- _PROMPT_
Take from the listing each line that has the string "this".

## START GIVEN DATA

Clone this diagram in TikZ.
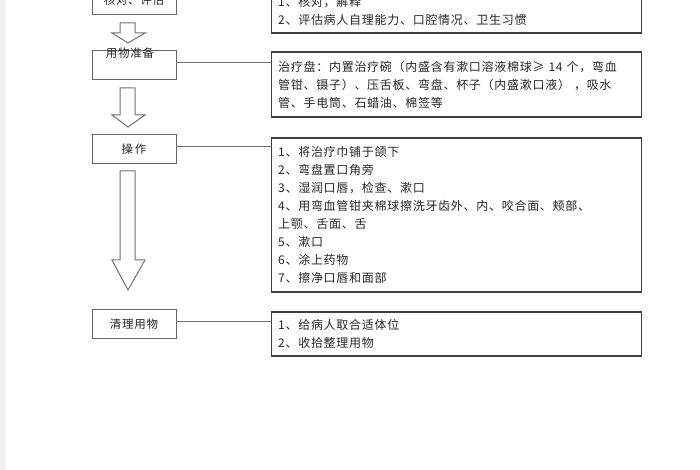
\documentclass[tikz,border=0pt]{standalone}
\usepackage{fontspec}
\newfontfamily\cjk[LetterSpace=6]{Noto Sans CJK SC}
\usetikzlibrary{positioning}
\tikzset{
x=1pt, y=1pt,
stepbox/.style={draw=black!60, line width=1pt, minimum width=84pt, minimum height=29pt, inner sep=0pt, font={\cjk\fontsize{11.5}{13}\selectfont}, text=black!85}, % left column
detailbox/.style={draw=black!75, line width=1.4pt, text width=356pt, inner xsep=7pt, inner ysep=0pt, align=left, font={\cjk\fontsize{12}{18}\selectfont}, text=black!85}, % right column
link/.style={draw=black!55, line width=0.8pt},
blockarrow/.style={draw=black!55, line width=1pt, fill=white, line join=miter},
}
% hollow arrow: top, neck, tip (x fixed)
\newcommand{\hollowarrow}[3]{\draw[blockarrow] (120,#1) -- (135,#1) -- (135,#2) -- (145,#2) -- (128,#3) -- (112,#2) -- (120,#2) -- cycle;}
\begin{document}
\begin{tikzpicture}
\clip (0,0) rectangle (700,470);
\fill[white] (0,0) rectangle (700,470);
\fill[black!5] (0,0) rectangle (6,470);

\node[stepbox] (check) at (134,469.5) {核对、评估};
\node[stepbox, below=35pt of check, label={[font={\cjk\fontsize{11.5}{13}\selectfont}, text=black!85, label distance=-12pt, xshift=-4pt]north:用物准备}] (prep) {};
\node[stepbox, below=54pt of prep] (operate) {操\,作};
\node[stepbox, below=145pt of operate] (clean) {清理用物};

\node[detailbox, minimum height=45pt, below right=2pt and 94pt of check.north east] (checkinfo) {1、核对，解释\\2、评估病人自理能力、口腔情况、卫生习惯};
\node[detailbox, minimum height=65pt, below right=1pt and 94pt of prep.north east] (prepinfo) {治疗盘：内置治疗碗（内盛含有漱口溶液棉球≥ 14 个，弯血\\管钳、镊子）、压舌板、弯盘、杯子（内盛漱口液） ，吸水\\管、手电筒、石蜡油、棉签等};
\node[detailbox, minimum height=154pt, below right=3pt and 94pt of operate.north east] (operateinfo) {1、将治疗巾铺于颌下\\2、弯盘置口角旁\\3、湿润口唇，检查、漱口\\4、用弯血管钳夹棉球擦洗牙齿外、内、咬合面、颊部、\\上颚、舌面、舌\\5、漱口\\6、涂上药物\\7、擦净口唇和面部};
\node[detailbox, minimum height=44pt, below right=2pt and 94pt of clean.north east] (cleaninfo) {1、给病人取合适体位\\2、收拾整理用物};

\draw[link] ([yshift=3pt]prep.east) -- ([yshift=3pt]prep.east -| prepinfo.west);
\draw[link] ([yshift=3pt]operate.east) -- ([yshift=3pt]operate.east -| operateinfo.west);
\draw[link] ([yshift=3pt]clean.east) -- ([yshift=3pt]clean.east -| cleaninfo.west);

\hollowarrow{447}{437}{427}
\hollowarrow{382}{355}{343}
\hollowarrow{299}{210}{180}
\end{tikzpicture}
\end{document}
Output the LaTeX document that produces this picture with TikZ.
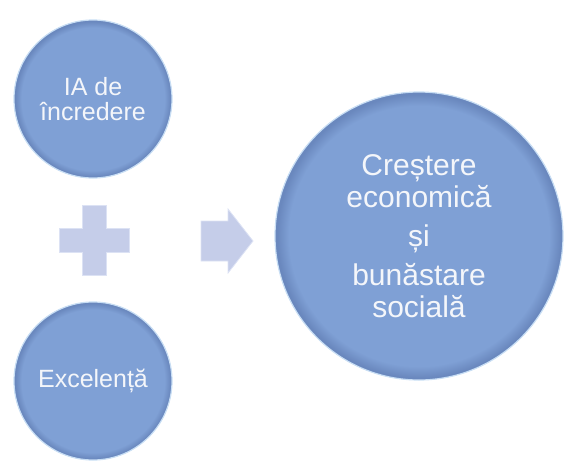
\documentclass[tikz,border=0pt]{standalone}
\usepackage{fontspec}
\setmainfont{Liberation Sans}
\usepackage{xcolor}
\definecolor{ballblue}{RGB}{127,160,213}
\definecolor{ballrim}{RGB}{106,136,190}
\definecolor{ballhalo}{RGB}{200,222,244}
\definecolor{signfill}{RGB}{197,205,233}
\definecolor{signedge}{RGB}{220,226,244}
\definecolor{labelwhite}{RGB}{244,246,250}
\pgfdeclareradialshading{ballshade}{\pgfpoint{0bp}{0bp}}{color(0bp)=(ballblue); color(22.6bp)=(ballblue); color(24.6bp)=(ballrim); color(25bp)=(ballrim); color(50bp)=(ballrim)}
\tikzset{
    ball/.style={circle, shade, shading=ballshade, draw=ballhalo, line width=1.2pt, text=labelwhite, align=center, inner sep=0pt},
    smallball/.style={ball, minimum size=158pt, font=\fontsize{25}{25}\selectfont},
    bigball/.style={ball, minimum size=288pt, font=\fontsize{30}{32}\selectfont},
    sign/.style={fill=signfill, draw=signedge, line width=0.8pt, line join=miter}
}

\begin{document}
\begin{tikzpicture}[x=1pt,y=-1pt]
                \useasboundingbox (0,0) rectangle (566,461);

                % Draw input circles
                \node[smallball] (trust) at (93,99) {IA de\\încredere};
                \node[smallball] (excel) at (93,381) {Excelență};

                % Draw plus sign
                \draw[sign] (82,205) -- (106,205) -- (106,228) -- (129,228) -- (129,252) -- (106,252)
                    -- (106,275) -- (82,275) -- (82,252) -- (59,252) -- (59,228) -- (82,228) -- cycle;

                % Draw arrow
                \draw[sign] (201,221) -- (228,221) -- (228,209) -- (253,241) -- (228,273) -- (228,261)
                    -- (201,261) -- cycle;

                % Draw result circle
                \node[bigball] (growth) at (419,236) {Creștere\\economică\\[7pt]și\\[7pt]bunăstare\\socială};
            \end{tikzpicture}
\end{document}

## END GIVEN DATA

- _TASK ANSWER_
Clone this diagram in TikZ.
Output the LaTeX document that produces this picture with TikZ.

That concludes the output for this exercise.